Esta corriente teórica toma debida nota de la flexibilización de los límites
sociales una vez producida la caída de los grandes relatos. Cuando esto sucede
las expectativas de lo que debe pasar ceden el predominio a la idea o la
creencia colectiva de que puede pasar cualquier cosa. Los límites construidos
sobre las expectativas de lo que puede pasar favorecen el emplazamiento de una normalidad de trazos flexibles. Si puede
pasar cualquier cosa los contornos de normalidad social se desdibujan y gana
terreno el imperio de la incertidumbre. Los límites de esa normalidad están
elaborados sobre la base de la eliminación de las diferencias cualitativas. Esta
“nueva normalidad” de límites flexibles ganó terreno desde el último cuarto del
siglo pasado cuando, para su definitiva instalación, fue necesario acabar,
primero, con la autoridad del saber (límite de aceptabilidad cognitivo) y
consolidar el imperio de la doxa
dentro del cual todas las opiniones y puntos de vista tienen el mismo valor. Pero,
además, fue necesario terminar con los límites
de aceptabilidad evaluativos éticos y estéticos. Los límites éticos estaban relacionados con las
acciones públicas que a la postre debían ser juzgadas utilizando la distinción
correcto/incorrecto. Los límites estéticos
estaban relacionados con la afectación del gusto y la sensibilidad colectiva de
una época y lugar, y elaborados haciendo uso de la distinción
agradable/desagradable.
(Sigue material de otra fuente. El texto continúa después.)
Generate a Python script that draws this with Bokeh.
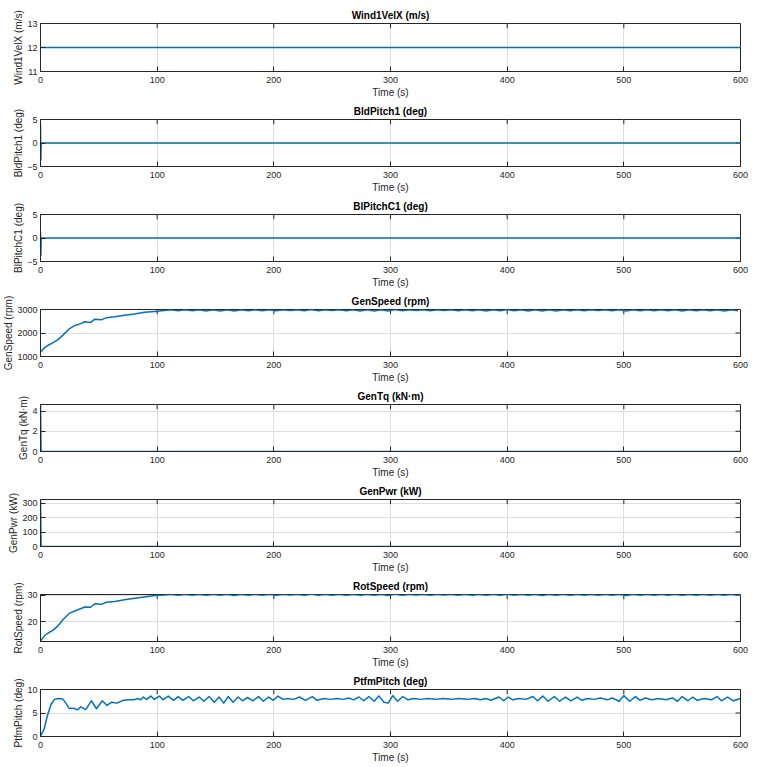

Una vez talado el tronco de los criterios de
aceptabilidad cognitivos, éticos y estéticos la cultura moderna se tornó
insensible a las desigualdades. A partir de entonces ya no hubo ni hay mejor ni
peor, correcto o incorrecto, o, agradable o desagradable.
Entonces,
para resumir, ¿qué fue lo que pasó? La borrosidad y
la flexibilización de los límites produjeron un efecto relativizador que se
reflejó en las prácticas culturales, sociales e institucionales de la época. Esa
transformación en los límites instauró una “nueva normalidad” sostenida en el principio de indiferencia cuya aplicación niveló el valor de las apreciaciones (de
conductas, de comportamientos, de juicios o de productos) al disolver
las distinciones naturales entre individuos (de talento, de voluntad de
superación y de saber). El resultado fue y sigue siendo la expansión de una
atmósfera sociocultural “inclusiva”, cargada de agresividad y vulgaridad, que atraviesa
todas las clases sociales e impregna las formas de sociabilidad, en particular,
las formas de trato, presencia y expresión dentro de los sistemas de
interacción. Esto,
en buena medida, responde a quienes observan lo que pasa y se preguntan con
preocupación “¿Cómo llegamos hasta aquí?”.
[1] Dallera, Osvaldo (2021): ¿Cómo
llegamos hasta aquí? Orden social y
cambio sociocultural. Buenos Aires, Amazon. Ed. e-book (B09HMPFMYG)
[2] Dallera, Osvaldo (2006): Límites difusos. La flexibilización de las instituciones sociales Familia y escuela. Buenos Aires, Ed. Magisterio del Río de la Plata.